### Objective
Your answer should be a single number: the count of lines that include the word "React".

### Entries supplied
========================

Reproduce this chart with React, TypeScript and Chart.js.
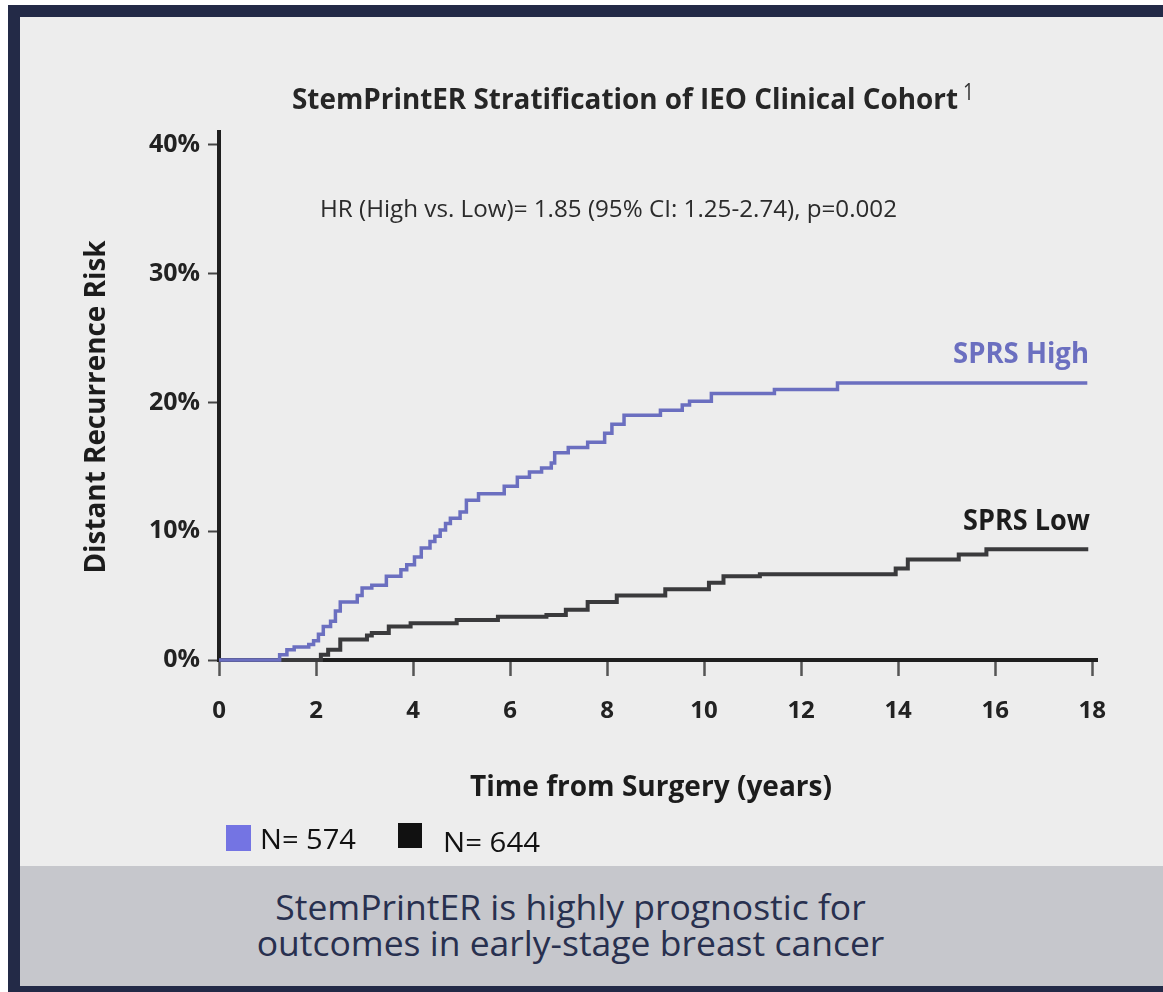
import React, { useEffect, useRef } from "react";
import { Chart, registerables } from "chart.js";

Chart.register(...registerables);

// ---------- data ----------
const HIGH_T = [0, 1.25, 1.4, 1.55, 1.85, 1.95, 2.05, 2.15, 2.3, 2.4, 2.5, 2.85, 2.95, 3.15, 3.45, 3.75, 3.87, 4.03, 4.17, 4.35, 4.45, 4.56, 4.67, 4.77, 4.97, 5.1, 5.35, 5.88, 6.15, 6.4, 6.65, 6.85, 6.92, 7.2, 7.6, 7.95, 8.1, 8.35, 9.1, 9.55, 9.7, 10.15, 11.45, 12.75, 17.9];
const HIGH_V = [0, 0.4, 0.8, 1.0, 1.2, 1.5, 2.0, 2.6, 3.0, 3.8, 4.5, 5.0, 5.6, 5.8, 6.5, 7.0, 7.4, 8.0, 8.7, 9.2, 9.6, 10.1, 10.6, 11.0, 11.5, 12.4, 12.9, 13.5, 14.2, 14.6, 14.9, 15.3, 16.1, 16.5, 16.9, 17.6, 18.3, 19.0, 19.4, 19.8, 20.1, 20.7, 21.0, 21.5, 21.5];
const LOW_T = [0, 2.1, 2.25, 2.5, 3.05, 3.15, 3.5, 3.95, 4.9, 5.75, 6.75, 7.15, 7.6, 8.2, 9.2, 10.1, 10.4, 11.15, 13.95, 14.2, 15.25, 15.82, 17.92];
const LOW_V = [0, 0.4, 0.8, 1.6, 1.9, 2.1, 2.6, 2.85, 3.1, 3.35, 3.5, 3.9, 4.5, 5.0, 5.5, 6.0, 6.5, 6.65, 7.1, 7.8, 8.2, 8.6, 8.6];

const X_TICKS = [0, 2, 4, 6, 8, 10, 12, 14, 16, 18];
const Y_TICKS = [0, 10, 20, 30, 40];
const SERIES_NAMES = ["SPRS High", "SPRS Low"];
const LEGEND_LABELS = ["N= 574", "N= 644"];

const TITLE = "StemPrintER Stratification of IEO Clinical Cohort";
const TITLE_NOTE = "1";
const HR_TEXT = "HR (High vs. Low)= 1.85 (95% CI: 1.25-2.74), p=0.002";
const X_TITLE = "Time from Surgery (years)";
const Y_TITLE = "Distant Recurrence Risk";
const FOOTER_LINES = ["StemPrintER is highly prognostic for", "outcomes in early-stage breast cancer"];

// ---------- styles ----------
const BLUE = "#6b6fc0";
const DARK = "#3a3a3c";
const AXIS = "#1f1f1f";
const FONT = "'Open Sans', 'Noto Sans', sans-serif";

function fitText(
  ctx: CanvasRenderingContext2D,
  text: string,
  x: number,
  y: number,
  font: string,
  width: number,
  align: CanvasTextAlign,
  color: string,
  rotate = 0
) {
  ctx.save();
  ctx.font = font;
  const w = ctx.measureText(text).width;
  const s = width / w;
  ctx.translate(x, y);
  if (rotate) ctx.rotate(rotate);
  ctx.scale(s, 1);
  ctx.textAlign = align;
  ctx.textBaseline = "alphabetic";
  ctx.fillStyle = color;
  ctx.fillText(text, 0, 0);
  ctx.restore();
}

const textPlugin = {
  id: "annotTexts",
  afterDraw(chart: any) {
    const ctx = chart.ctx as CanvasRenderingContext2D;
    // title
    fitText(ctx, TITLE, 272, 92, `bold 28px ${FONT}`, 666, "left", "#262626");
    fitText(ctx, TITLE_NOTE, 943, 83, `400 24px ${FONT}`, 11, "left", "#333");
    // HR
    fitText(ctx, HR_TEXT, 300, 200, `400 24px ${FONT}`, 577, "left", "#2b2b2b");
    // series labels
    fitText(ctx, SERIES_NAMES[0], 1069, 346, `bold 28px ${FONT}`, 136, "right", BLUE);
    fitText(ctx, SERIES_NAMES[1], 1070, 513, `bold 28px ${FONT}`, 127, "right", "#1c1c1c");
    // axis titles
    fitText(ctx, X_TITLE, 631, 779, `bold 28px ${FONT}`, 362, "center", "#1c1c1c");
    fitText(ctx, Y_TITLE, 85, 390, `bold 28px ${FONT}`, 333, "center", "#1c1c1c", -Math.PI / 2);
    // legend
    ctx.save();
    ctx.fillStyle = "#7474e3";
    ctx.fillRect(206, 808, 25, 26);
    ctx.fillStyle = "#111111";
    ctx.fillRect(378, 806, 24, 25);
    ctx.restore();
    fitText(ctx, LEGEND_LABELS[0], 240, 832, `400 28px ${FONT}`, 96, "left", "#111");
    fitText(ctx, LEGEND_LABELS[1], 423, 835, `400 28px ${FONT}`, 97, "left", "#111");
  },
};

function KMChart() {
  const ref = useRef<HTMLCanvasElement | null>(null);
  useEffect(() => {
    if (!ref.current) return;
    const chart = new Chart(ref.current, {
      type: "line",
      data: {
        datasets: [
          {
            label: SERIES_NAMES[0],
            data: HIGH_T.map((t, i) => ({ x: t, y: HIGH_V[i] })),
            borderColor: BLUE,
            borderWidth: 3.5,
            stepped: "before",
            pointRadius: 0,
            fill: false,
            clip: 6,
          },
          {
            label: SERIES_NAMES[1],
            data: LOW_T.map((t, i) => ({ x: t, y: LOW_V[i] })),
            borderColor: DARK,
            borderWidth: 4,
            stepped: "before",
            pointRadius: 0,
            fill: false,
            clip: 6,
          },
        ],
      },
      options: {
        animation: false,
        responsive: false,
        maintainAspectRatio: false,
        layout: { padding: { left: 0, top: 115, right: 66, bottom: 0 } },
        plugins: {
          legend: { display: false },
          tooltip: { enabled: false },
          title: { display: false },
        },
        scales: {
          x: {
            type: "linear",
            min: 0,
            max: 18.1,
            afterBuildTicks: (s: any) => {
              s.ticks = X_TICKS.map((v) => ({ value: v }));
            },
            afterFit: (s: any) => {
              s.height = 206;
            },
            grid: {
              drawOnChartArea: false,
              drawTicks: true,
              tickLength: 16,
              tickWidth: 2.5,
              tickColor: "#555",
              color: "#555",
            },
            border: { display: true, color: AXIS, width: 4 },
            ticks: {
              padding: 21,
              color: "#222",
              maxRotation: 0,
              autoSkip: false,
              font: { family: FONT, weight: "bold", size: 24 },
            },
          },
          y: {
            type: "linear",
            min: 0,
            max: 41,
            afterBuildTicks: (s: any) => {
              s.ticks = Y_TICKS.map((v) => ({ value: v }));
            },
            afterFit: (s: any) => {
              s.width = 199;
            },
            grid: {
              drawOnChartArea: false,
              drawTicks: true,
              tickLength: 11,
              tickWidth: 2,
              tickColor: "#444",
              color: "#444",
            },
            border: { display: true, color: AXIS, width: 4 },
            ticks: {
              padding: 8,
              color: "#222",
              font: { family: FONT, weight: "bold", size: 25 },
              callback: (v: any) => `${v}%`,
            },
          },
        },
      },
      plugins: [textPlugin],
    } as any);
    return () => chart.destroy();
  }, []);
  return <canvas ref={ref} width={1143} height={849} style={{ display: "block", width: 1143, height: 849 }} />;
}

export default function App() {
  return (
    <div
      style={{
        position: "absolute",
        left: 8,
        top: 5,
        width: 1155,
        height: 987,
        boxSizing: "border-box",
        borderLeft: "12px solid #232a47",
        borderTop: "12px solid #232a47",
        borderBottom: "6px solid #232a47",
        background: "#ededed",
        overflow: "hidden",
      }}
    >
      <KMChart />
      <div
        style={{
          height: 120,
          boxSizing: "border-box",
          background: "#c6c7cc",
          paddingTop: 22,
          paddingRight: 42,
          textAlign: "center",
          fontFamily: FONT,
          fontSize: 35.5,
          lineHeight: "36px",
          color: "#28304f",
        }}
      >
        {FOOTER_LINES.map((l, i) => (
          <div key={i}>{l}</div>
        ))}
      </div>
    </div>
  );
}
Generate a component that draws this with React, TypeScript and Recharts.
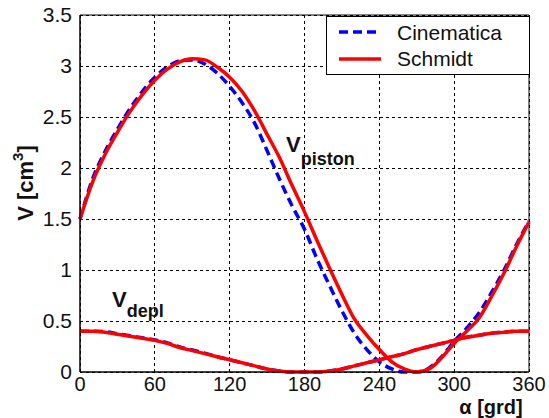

========================

### The answer
3